The Bangladesh Army's takeover of the political system came at a heavy price: a native democratic system that had lasted more than fifteen years was forcibly ended. More ominously, the takeover inadvertently legitimized and strengthened Islamist radicalism in Bangladesh.
Hudson Senior Fellow Maneeza Hossain's new book Broken Pendulum: Bangladesh's Swing to Radicalism, (Hudson Institute Press) explores the background and factors contributing to a process of radicalization, not merely religious but broadly cultural, in Bangladesh.
Before the military assumed power, Bangladesh appeared to be a model for democratic development, not only in South Asia but across the Muslim world. Still, the story of Bangladesh is not merely one of a promising democratic model that has failed. The world community cannot afford to ignore the developments in Bangladesh, as remote as this South Asian nation seems. In our globalized world, radical successes in Bangladesh can inspire similar movements elsewhere, including India, Europe and even the United States.

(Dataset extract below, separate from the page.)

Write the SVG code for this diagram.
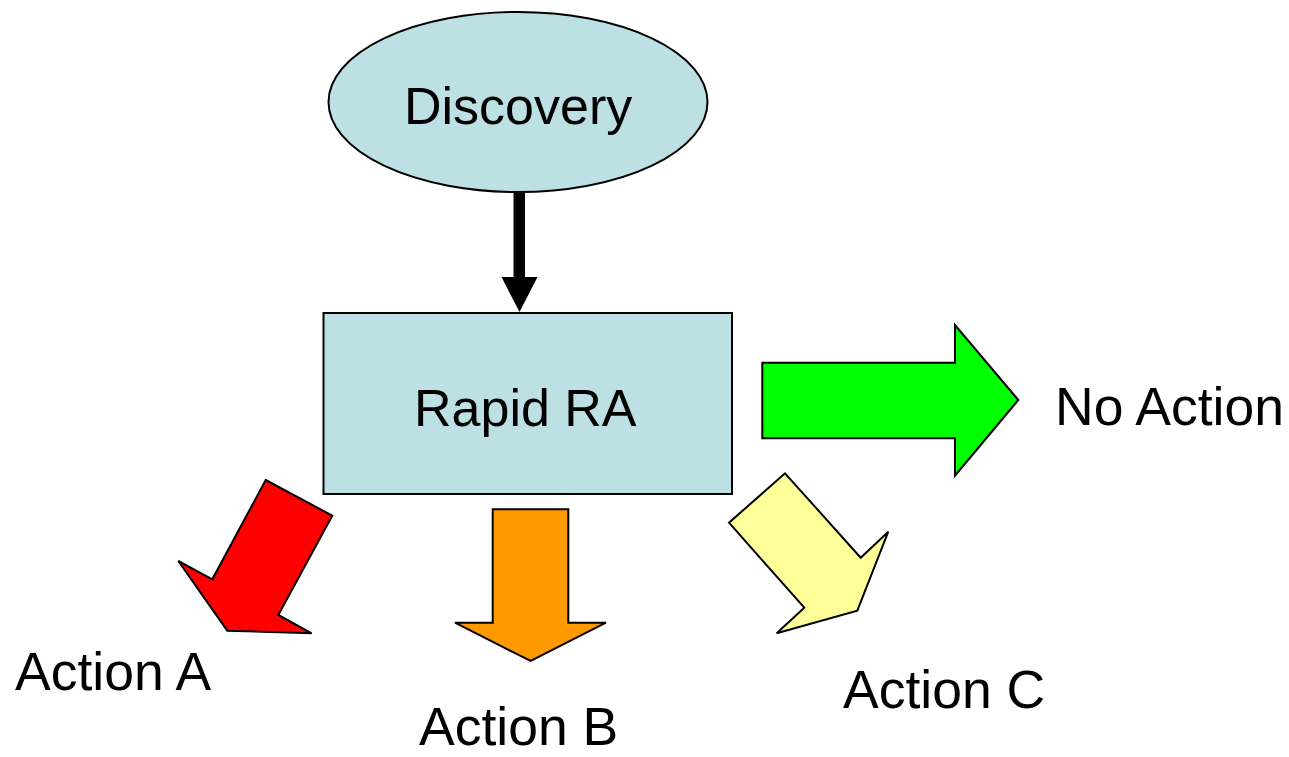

On the anniversary of the military take-over that Bangladesh has witnessed on January 11th 2007, this meeting seeks to assess the results of Bangladesh's first year away from democracy.
Discussants included Hossain and Husain Haqqani, Co-Chair of Hudson's Islam and Democracy Project. Hudson Senior Fellow Hillel Fradkin, Director of Hudson's Center for Islam, Democracy, and the Future of the Muslim World, gave the introduction.